Apakah reformasi agraria yang ada, memberikan solusi akan hal tersebut? Perlu dibenahi kembali reformasi agraria agar menguntungkan rakyat.
Bank Dunia dalam laporannya berjudul Global Economic Prospects, edisi Juni 2022 lalu, menyatakan gambaran betapa rumitnya pilihan situasi.
Menurut Bank Dunia, kalaupun terhindar dari resesi, tampaknya perekonomian global tak bisa terlepas dari stagflasi.
Kecuali, terjadi perombakan besar dari sisi penawaran ekonomi melalui restorasi mata rantai pasok dan logistik global.
Dari alur daya tahan, posisi petani semakin rumit. Mereka tidak didukung karena minimnya lahan produksi, kaderisasi teknis, dan manajemen pasar.

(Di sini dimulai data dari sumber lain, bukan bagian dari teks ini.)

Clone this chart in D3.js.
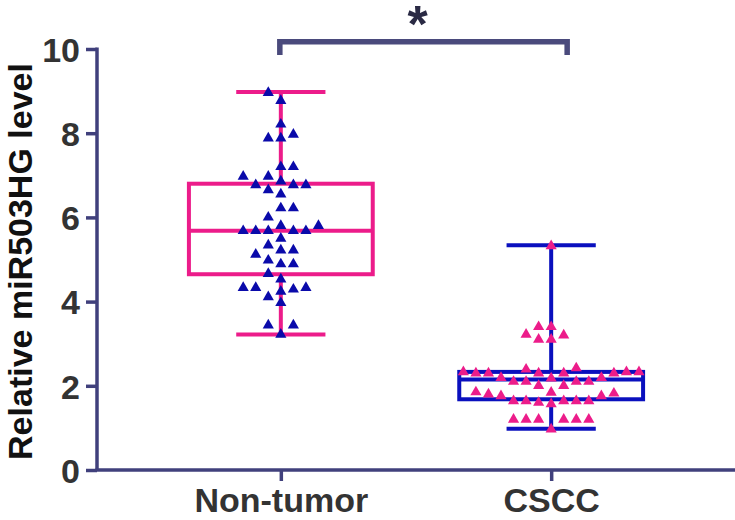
<!DOCTYPE html>
<html>
<head>
<meta charset="utf-8">
<script src="https://cdn.jsdelivr.net/npm/d3@7"></script>
<style>
  html, body { margin: 0; padding: 0; background: #ffffff; }
  svg { display: block; }
</style>
</head>
<body>
<svg id="chart" width="735" height="520"></svg>
<script>
// ---------------- data ----------------
const categories = ["Non-tumor", "CSCC"];
const yTicks = [0, 2, 4, 6, 8, 10];
const yTitle = "Relative miR503HG level";
const sigLabel = "*";

// box summaries: [min, q1, median, q3, max]
const nonTumorBox = [3.22, 4.65, 5.68, 6.80, 8.98];
const csccBox = [0.98, 1.68, 2.15, 2.33, 5.34];

// individual values
const nonTumorValues = [
  8.96, 8.77, 8.21, 7.88, 7.88, 7.97, 7.20, 7.20, 6.97, 6.97,
  6.86, 6.77, 6.77, 6.77, 6.65, 6.55, 6.22, 6.22, 6.00, 5.80,
  5.68, 5.68, 5.68, 5.68, 5.68, 5.80, 5.50, 5.22, 5.34, 5.22,
  5.12, 4.98, 4.89, 4.89, 4.66, 4.53, 4.33, 4.29, 4.24, 4.33,
  4.33, 4.11, 3.97, 3.44, 3.44, 3.22
];
const csccValues = [
  5.32, 3.40, 3.40, 3.20, 3.10, 3.10, 3.22,
  2.42, 2.33, 2.33, 2.30, 2.30, 2.30, 2.30, 2.30, 2.33, 2.39,
  2.19, 2.18, 2.10, 2.10, 2.00, 2.00, 2.10, 2.10, 2.19,
  1.84, 1.80, 1.76, 1.76, 1.82, 1.85,
  1.64, 1.64, 1.60, 1.57, 1.64, 1.64, 1.64,
  1.20, 1.20, 1.20, 1.20, 1.20, 1.20, 0.97
];

// ---------------- styling ----------------
const pink = "#EC1C8A";
const blue = "#0A0AAA";
const boxBlue = "#0A10BE";
const axisColor = "#40407C";
const textColor = "#333333";
const font = "'Liberation Sans', Arial, Helvetica, sans-serif";

const groups = [
  { name: categories[0], box: nonTumorBox, values: nonTumorValues, boxColor: pink, pointColor: blue },
  { name: categories[1], box: csccBox, values: csccValues, boxColor: boxBlue, pointColor: pink }
];

// ---------------- layout ----------------
const svg = d3.select("#chart");
const W = 735, H = 520;
const axisX = 97, axisY = 470, topY = 49;

const x = d3.scalePoint().domain(categories).range([axisX, W]).padding(0.68);
const y = d3.scaleLinear().domain([0, 10]).range([axisY, topY]);
const step = x.step();
const boxHalf = step * 0.34;
const capHalf = step * 0.165;

// ---------------- axes ----------------
const yAxis = d3.axisLeft(y).tickValues(yTicks).tickSize(11).tickPadding(6).tickFormat(d3.format("d"));
const gy = svg.append("g").attr("transform", `translate(${axisX},0)`).call(yAxis);
gy.select(".domain").attr("d", `M0,${topY - 1.5}H0V${axisY}`).attr("stroke", axisColor).attr("stroke-width", 3.5).attr("fill", "none");
gy.selectAll(".tick line").attr("stroke", axisColor).attr("stroke-width", 3.5);
gy.selectAll(".tick text")
  .attr("fill", textColor)
  .style("font-family", font).style("font-weight", "bold").style("font-size", "34px")
  .attr("dy", "0.36em");

const xAxis = d3.axisBottom(x).tickSize(11).tickPadding(6);
const gx = svg.append("g").attr("transform", `translate(0,${axisY})`).call(xAxis);
gx.select(".domain").attr("d", `M${axisX - 1.5},0H${W}`).attr("stroke", axisColor).attr("stroke-width", 3.5).attr("fill", "none");
gx.selectAll(".tick line").attr("stroke", axisColor).attr("stroke-width", 3.5);
gx.selectAll(".tick text")
  .attr("fill", textColor)
  .style("font-family", font).style("font-weight", "bold").style("font-size", "34px")
  .attr("dy", "0.74em");

// y title
svg.append("text")
  .attr("transform", `translate(32,${(axisY + topY) / 2 + 2}) rotate(-90)`)
  .attr("text-anchor", "middle")
  .attr("fill", "#111111")
  .style("font-family", font).style("font-weight", "bold").style("font-size", "34px")
  .text(yTitle);

// ---------------- boxes ----------------
const plot = svg.append("g");
groups.forEach(g => {
  const cx = x(g.name);
  const [mn, q1, md, q3, mx] = g.box;
  const gg = plot.append("g").attr("stroke", g.boxColor).attr("stroke-width", 4).attr("fill", "none");
  gg.append("line").attr("x1", cx).attr("x2", cx).attr("y1", y(q3)).attr("y2", y(mx));
  gg.append("line").attr("x1", cx).attr("x2", cx).attr("y1", y(q1)).attr("y2", y(mn));
  gg.append("line").attr("x1", cx - capHalf).attr("x2", cx + capHalf).attr("y1", y(mx)).attr("y2", y(mx));
  gg.append("line").attr("x1", cx - capHalf).attr("x2", cx + capHalf).attr("y1", y(mn)).attr("y2", y(mn));
  gg.append("rect").attr("x", cx - boxHalf).attr("width", boxHalf * 2)
    .attr("y", y(q3)).attr("height", y(q1) - y(q3));
  gg.append("line").attr("x1", cx - boxHalf).attr("x2", cx + boxHalf).attr("y1", y(md)).attr("y2", y(md));
});

// ---------------- points (beeswarm layout computed from values) ----------------
const halfSlot = step * 0.0232;   // horizontal candidate increment
const minDx = 11.8, minDy = 11;
const tri = d3.symbol().type(d3.symbolTriangle).size(54);

groups.forEach(g => {
  const cx = x(g.name);
  const sorted = g.values.slice().sort((a, b) => a - b);
  const placed = [];
  sorted.forEach(v => {
    const py = y(v);
    for (let i = 0; i < 200; i++) {
      const k = i === 0 ? 0 : (i % 2 === 1 ? -Math.ceil(i / 2) : Math.ceil(i / 2));
      const px = cx + k * halfSlot;
      const hit = placed.some(p => Math.abs(p.x - px) < minDx && Math.abs(p.y - py) < minDy);
      if (!hit) { placed.push({ x: px, y: py, v }); break; }
    }
  });
  plot.append("g").selectAll("path").data(placed).join("path")
    .attr("d", tri)
    .attr("transform", d => `translate(${d.x},${d.y})`)
    .attr("fill", g.pointColor);
});

// ---------------- significance bracket ----------------
const bx1 = x(categories[0]) - 1, bx2 = x(categories[1]) + 16;
const by = y(10.17), byEnd = y(9.86);
svg.append("path")
  .attr("d", `M${bx1},${byEnd}V${by}H${bx2}V${byEnd}`)
  .attr("fill", "none").attr("stroke", "#4A4A7C").attr("stroke-width", 5.5);
svg.append("text")
  .attr("x", (bx1 + bx2) / 2 - 6).attr("y", 42)
  .attr("text-anchor", "middle")
  .attr("fill", "#2A2A44")
  .style("font-family", font).style("font-weight", "bold").style("font-size", "52px")
  .text(sigLabel);
</script>
</body>
</html>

Pembukaan lahan food estate di Temanggung oleh Presiden Jokowi akan lebih maksimal jika ceruk terdalam problematika di atas diselesaikan.
Bayangkan bahwa ada sekitar 33 juta petani, hanya sekitar 25 persen yang berusia kurang dari 40 tahun (tahun 2020).

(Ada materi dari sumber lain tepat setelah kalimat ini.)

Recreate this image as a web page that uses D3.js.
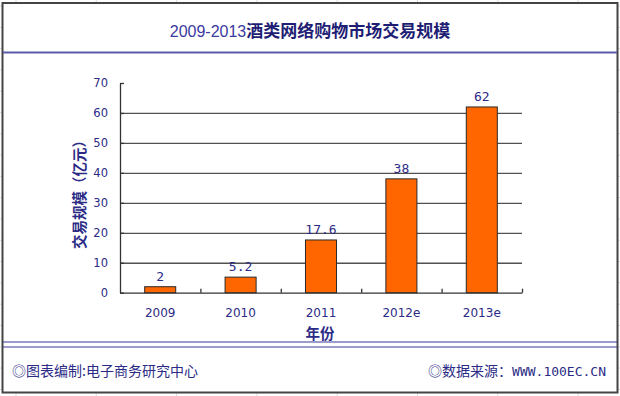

Fakta lain bahwa itu tren Garis Kemiskinan (GK) terus mengalami kenaikan dari Rp 486.168 (September 2021) menjadi Rp 505.469 per kapita per bulan (Maret 2022).

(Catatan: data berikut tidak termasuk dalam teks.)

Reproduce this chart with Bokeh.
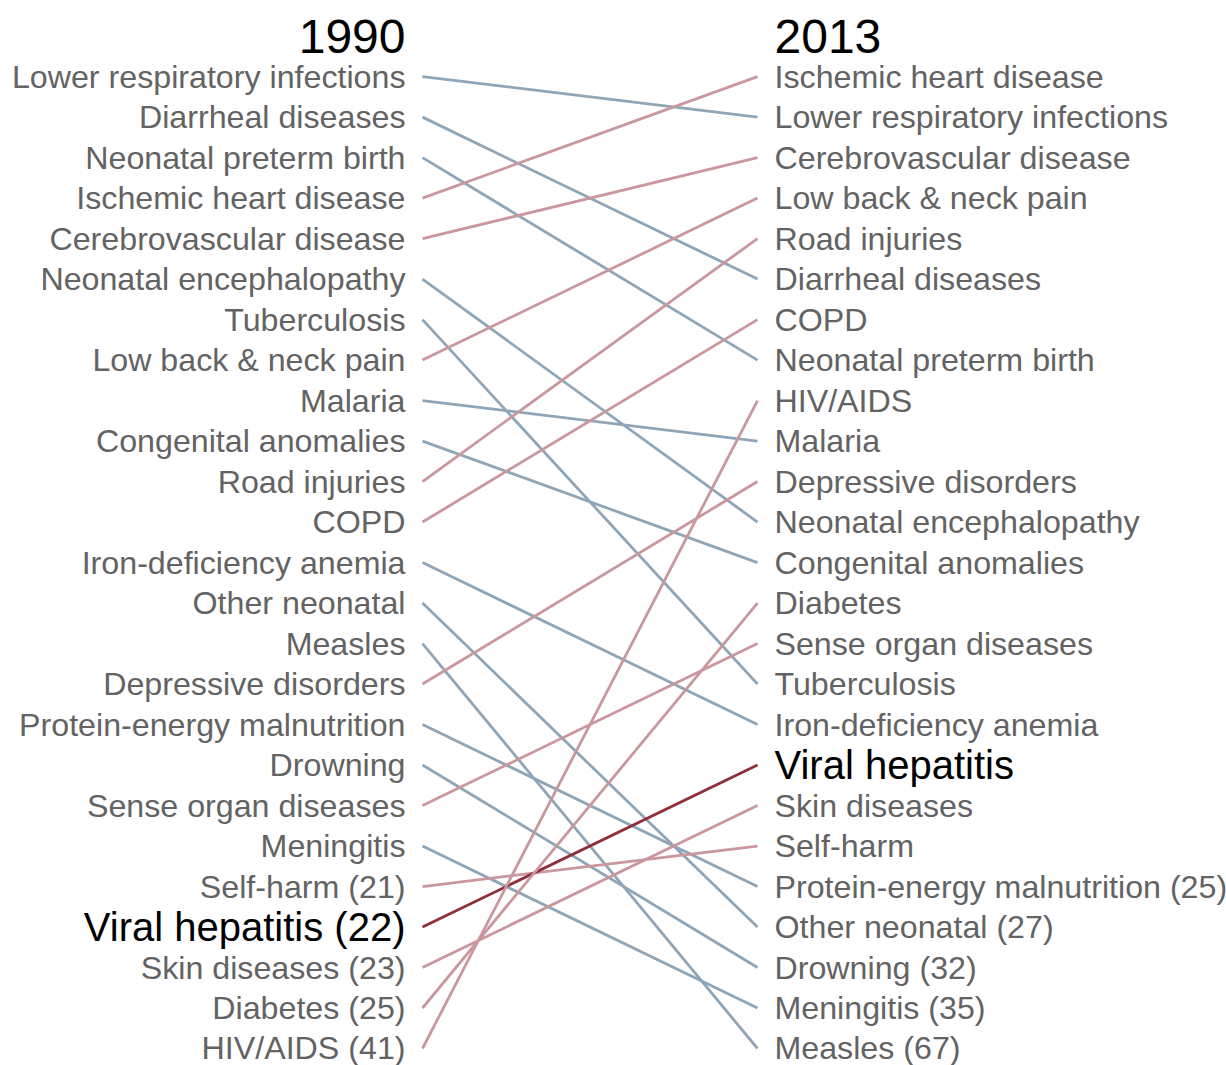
from bokeh.plotting import figure
from bokeh.models import Range1d
from bokeh.embed import file_html
from bokeh.resources import INLINE
from bokeh.core.properties import value

# Ranks (1990 -> 2013)
diseases = [
    "Lower respiratory infections", "Diarrheal diseases", "Neonatal preterm birth",
    "Ischemic heart disease", "Cerebrovascular disease", "Neonatal encephalopathy",
    "Tuberculosis", "Low back & neck pain", "Malaria", "Congenital anomalies",
    "Road injuries", "COPD", "Iron-deficiency anemia", "Other neonatal", "Measles",
    "Depressive disorders", "Protein-energy malnutrition", "Drowning",
    "Sense organ diseases", "Meningitis", "Self-harm", "Viral hepatitis",
    "Skin diseases", "Diabetes", "HIV/AIDS",
]
rank_1990 = [1, 2, 3, 4, 5, 6, 7, 8, 9, 10, 11, 12, 13, 14, 15, 16, 17, 18, 19, 20, 21, 22, 23, 25, 41]
rank_2013 = [2, 6, 8, 1, 3, 12, 16, 4, 10, 13, 5, 7, 17, 27, 67, 11, 25, 32, 15, 35, 20, 18, 19, 14, 9]
highlight = "Viral hepatitis"
years = ["1990", "2013"]

TOP_N = 20

# styles
XL_TEXT, XL_LINE, XR_LINE, XR_TEXT = 405, 422, 757, 774
C_UP, C_DOWN, C_HI = "#c9979d", "#8fa5b8", "#8e2f3a"
C_TEXT = "#636363"
FONT = value("Liberation Sans")

# display position = order within each year's list
order_l = sorted(range(len(diseases)), key=lambda i: rank_1990[i])
order_r = sorted(range(len(diseases)), key=lambda i: rank_2013[i])
pos_l = {i: k + 1 for k, i in enumerate(order_l)}
pos_r = {i: k + 1 for k, i in enumerate(order_r)}

p = figure(width=1226, height=1065, output_backend="svg", toolbar_location=None,
           x_range=Range1d(0, 1226), y_range=Range1d(25.42, -0.88),
           min_border=0, outline_line_color=None)
p.axis.visible = False
p.grid.visible = False

# lines
for i, d in enumerate(diseases):
    a, b = rank_1990[i], rank_2013[i]
    col = C_HI if d == highlight else (C_UP if b < a else C_DOWN)
    p.line([XL_LINE, XR_LINE], [pos_l[i], pos_r[i]], line_color=col, line_width=2.8)

# labels
for i, d in enumerate(diseases):
    a, b = rank_1990[i], rank_2013[i]
    hi = d == highlight
    size = "40px" if hi else "32.2px"
    color = "#000000" if hi else C_TEXT
    lab_l = d if a <= TOP_N else f"{d} ({a})"
    lab_r = d if b <= TOP_N else f"{d} ({b})"
    p.text(x=[XL_TEXT], y=[pos_l[i]], text=[lab_l], text_align="right", text_baseline="middle",
           text_font=FONT, text_font_size=size, text_color=color)
    p.text(x=[XR_TEXT], y=[pos_r[i]], text=[lab_r], text_align="left", text_baseline="middle",
           text_font=FONT, text_font_size=size, text_color=color)

# titles
p.text(x=[XL_TEXT], y=[0], text=[years[0]], text_align="right", text_baseline="middle",
       text_font=FONT, text_font_size="48px", text_color="#000000")
p.text(x=[XR_TEXT], y=[0], text=[years[1]], text_align="left", text_baseline="middle",
       text_font=FONT, text_font_size="48px", text_color="#000000")

open("out.html", "w").write(file_html(p, INLINE))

Dengan rata-rata 4,74 orang anggota rumah tangga. Artinya GK per rumah tangga miskin secara rata-rata adalah sebesar Rp 2.395.923/rumah tangga miskin/bulan.
Terlebih lagi yang perlu diperhatikan pemerintah 52,94 persen penduduk miskin berada di pulau Jawa atau sekitar 13,85 juta orang. Rata-rata dari tren itu menerpa banyak masyarakat petani desa.
Petani harus dipastikan mendapatkan dampak kebijakan seperti menjaga daya beli. Pemerintah memang menempuh kebijakan fiskal ekspansif di awal pandemi, yaitu meningkatkan belanja negara melalui bantuan sosial, peningkatan subsidi, dan mengurangi pendapatan perpajakan.
Ini terbukti mampu meningkatkan konsumsi rumah tangga sehingga tumbuh 5,51 persen selama kuartal II 2022. Menghadapi tantangan baru, konsumsi rumah tangga tetap strategis.
Kekawatiran akan kurangnya daya persaingan Indonesia dalam ekspor produk dapat diamankan jika melihat peluang daya kembang yang ditimbulkan dari hasil pertanian desa.
Lagi pula, produk ekspor bisa menarik hasil pertanian desa dan bersimbiosis pada pengendalian pangan di masa yang akan datang.